U.S. Army Buried Iraqi Soldiers Alive in Gulf War
USINFO | 2013-09-27 09:22

United States Army forces buried alive scores of Iraqi soldiers in their trenches in the early hours of the allied ground attack that ended the Persian Gulf war, Army commanders said this week.

The deaths took place during the operation in which American M1-A1 tanks of the First Infantry Division cut lanes through a 10-mile-wide stretch of barbed wire, minefields, bunkers and trenches north of the Iraqi-Saudi Arabian border on Feb. 24 as the allied ground offensive unfolded.

Army officials said the Iraqi soldiers who died remained in their trenches as plow-equipped tanks dumped tons of earth and sand onto them, filling the trenches to insure that they could not be used as cover from which to fire on allied units that were poised to pour through the gaps. Avoiding Hand-to-Hand Combat

The Army said it knew the operation would kill Iraqis who did not surrender or otherwise get out of the way, but said the tactic spared the lives of American soldiers who would have had to leave the safety of their armored vehicles and fight Iraqi troops hand to hand in the trenches.

"People somehow have the notion that burying guys alive is nastier than blowing them up with hand grenades or sticking them in gut with bayonets," said Col. Lon Maggart. "Well it's not."

Colonel Maggart, commander of one of two brigades that led assaults on a key line of Iraqi defenses, said in a telephone interview from Fort Riley, Kan., that between 80 and 250 Iraqis had been buried alive. Army officials said the First Infantry's experiences had been the only incidents of live burials during the war.

At a news conference here on Thursday, the Pentagon spokesman, Pete Williams, defended the tactic and said it did not violate the Geneva Conventions on the conduct of warfare. "I don't mean to be flippant, but there's no nice way to kill somebody in war," Mr. Williams said.

The disclosure of the live burials, which were first reported in Newsday this week, seems likely to add to the debate about how forthcoming the Pentagon has been in providing details about the toll suffered by the Iraqi Army at the hands of American forces.

Army officials strongly denied any attempts to hide the breaching operation, and pointed out that senior commanders had given extensive interviews about the maneuver after the war.

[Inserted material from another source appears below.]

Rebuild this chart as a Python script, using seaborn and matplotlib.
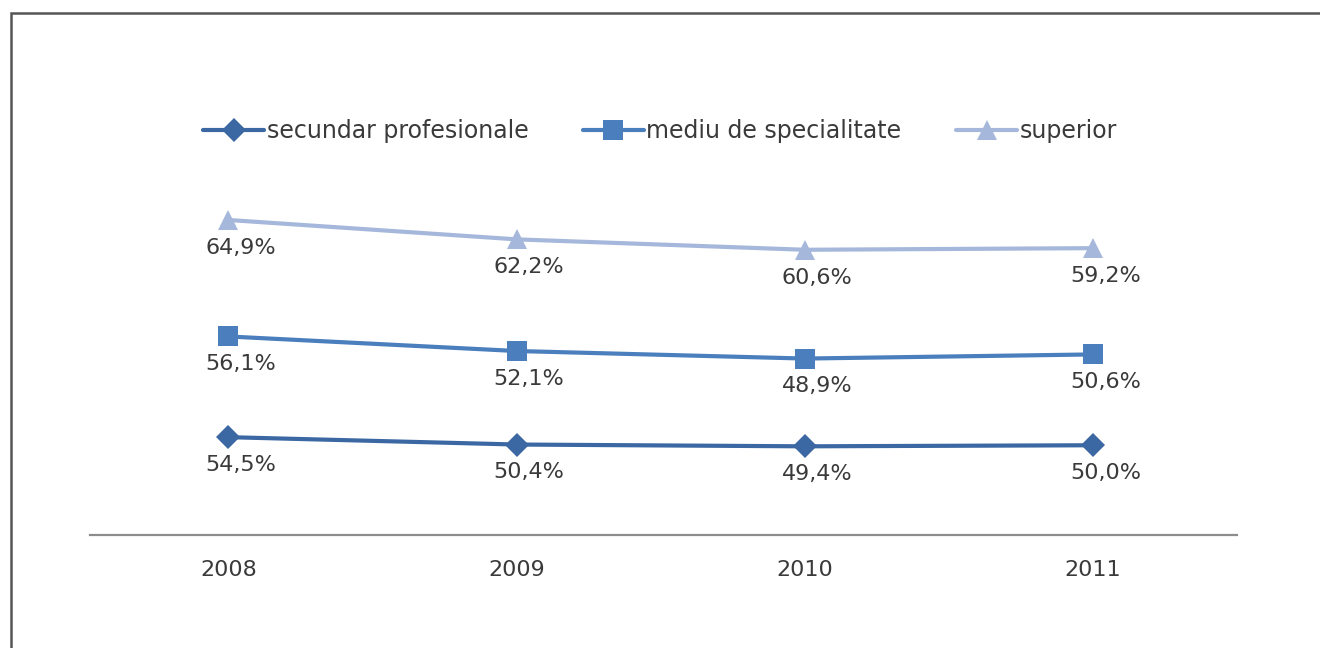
import numpy as np
import pandas as pd
import matplotlib
matplotlib.use("Agg")
import matplotlib.pyplot as plt
from matplotlib.patches import Rectangle
import seaborn as sns

# data (stacked line chart, labels show own values)
years = ["2008", "2009", "2010", "2011"]
series_names = ["secundar profesionale", "mediu de specialitate", "superior"]
secundar = [54.5, 50.4, 49.4, 50.0]
mediu = [56.1, 52.1, 48.9, 50.6]
superior = [64.9, 62.2, 60.6, 59.2]

colors = ["#3b67a3", "#4a7ebd", "#a5b8db"]
markers = ["D", "s", "^"]
msizes = [12, 14, 14]

sns.set_theme(style="white")
plt.rcParams["font.family"] = ["DejaVu Sans"]

values = [secundar, mediu, superior]
stacked = np.cumsum(np.array(values), axis=0)

rows = []
for name, vals, tops in zip(series_names, values, stacked):
    for i, (v, t) in enumerate(zip(vals, tops)):
        rows.append({"series": name, "pos": i, "value": v, "height": t})
df = pd.DataFrame(rows)

W, H = 1320, 648
fig = plt.figure(figsize=(W / 100, H / 100), dpi=100)
ax = fig.add_axes([90 / W, (H - 535) / H, 1147 / W, 359 / H])

for name, c, m, ms in zip(series_names, colors, markers, msizes):
    sub = df[df["series"] == name]
    sns.lineplot(data=sub, x="pos", y="height", ax=ax, color=c, lw=3,
                 marker=m, markersize=ms, markeredgewidth=0, label=name)
    for _, r in sub.iterrows():
        ax.annotate(f"{r['value']:.1f}%".replace(".", ","), (r["pos"], r["height"]),
                    xytext=(9, -20), textcoords="offset points",
                    ha="center", va="center", fontsize=16, color="#3a3a3a")

ax.set_xlim(-0.48, 3.5)
ax.set_ylim(0, 200)
ax.set_xticks(range(len(years)))
ax.set_xticklabels(years, fontsize=16, color="#3a3a3a")
ax.set_yticks([])
ax.set_xlabel("")
ax.set_ylabel("")
ax.tick_params(axis="x", length=0, pad=18)
for s in ["top", "right", "left"]:
    ax.spines[s].set_visible(False)
ax.spines["bottom"].set_color("#8c8c8c")
ax.spines["bottom"].set_linewidth(1.6)

handles, labels = ax.get_legend_handles_labels()
ax.get_legend().remove()
fig.legend(handles, labels, loc="center", bbox_to_anchor=(0.5, (H - 131) / H),
           ncol=3, frameon=False, fontsize=17, handlelength=2.6,
           handletextpad=0.1, columnspacing=2.3, labelcolor="#3a3a3a",
           markerscale=1.0)

fig.add_artist(Rectangle((11 / W, -0.1), 1.2, 1 - 13 / H + 0.1,
                         transform=fig.transFigure, fill=False,
                         edgecolor="#555555", lw=1.8))

fig.savefig("out.png", dpi=100)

Journalists in combat pools were assigned to the First Infantry during the breaching operation, but none of their reports mentioned the live burials. In fact, the reports noted that few slain Iraqis had been visible in the bunkers and trenches.

The Pentagon has provided no official estimate of Iraq's overall casualties. The Defense Intelligence Agency issued a heavily qualified analysis in June estimating that 100,000 Iraqis had been killed and 300,000 wounded in the war but said the figures had a 50 percent margin of error.

Breaching operations are among the most dangerous maneuvers for ground troops. Obstacles like minefields and barbed wire can slow advancing forces, leaving them particularly vulnerable to enemy attack.

Colonel Maggart said two the First Infantry units had punched 16 tank-width lanes in the Iraqi defenses.

In most cases M1-A1 Abrams tanks mounted with a plow were positioned on either side of and parallel to the Iraqi trenches, the colonel said. The ditches were typically several hundred yards long, three feet wide and four feet deep. Operating like snowplows, the tanks drove alongside the ditches, filling them in. Colonel Maggart said that in most cases, Iraqi troops had enough time to see the plows coming, jump out of the trenches and surrender. Gunners Beside Plow Tanks

For those Iraqi soldiers who continued to resist from outside the trenches, Bradley fighting vehicles equipped with heavy machine guns and 25-millimeter cannon drove alongside the plow tanks, Colonel Maggart said.

"The Iraqi soldiers that were killed in this process were those that chose to stay in their trenches or behind obstacles and fight during the breaching operation," Mr. Williams said. But neither Colonel Maggart nor Mr. Williams said how they could be sure that wounded Iraqi soldiers had been able to get out of the trenches in time.

Colonel Maggart estimated that the Iraqi forces he had faced had numbered between 800 and 1,000 -- the 110th Brigade of the 26th Iraqi Infantry Division -- and had had four T-55 tanks. No one was killed in Colonel Maggart's brigade, which consisted of 5,222 soldiers, 125 M1-A1 tanks and more than 50 Bradle fighting vehicles.

He said that the daytime breaching operation, including the ditch filling, had been completed in about three hours, and that the brigade had continued its advance after securing its breach zone, an area of roughly 35 square miles.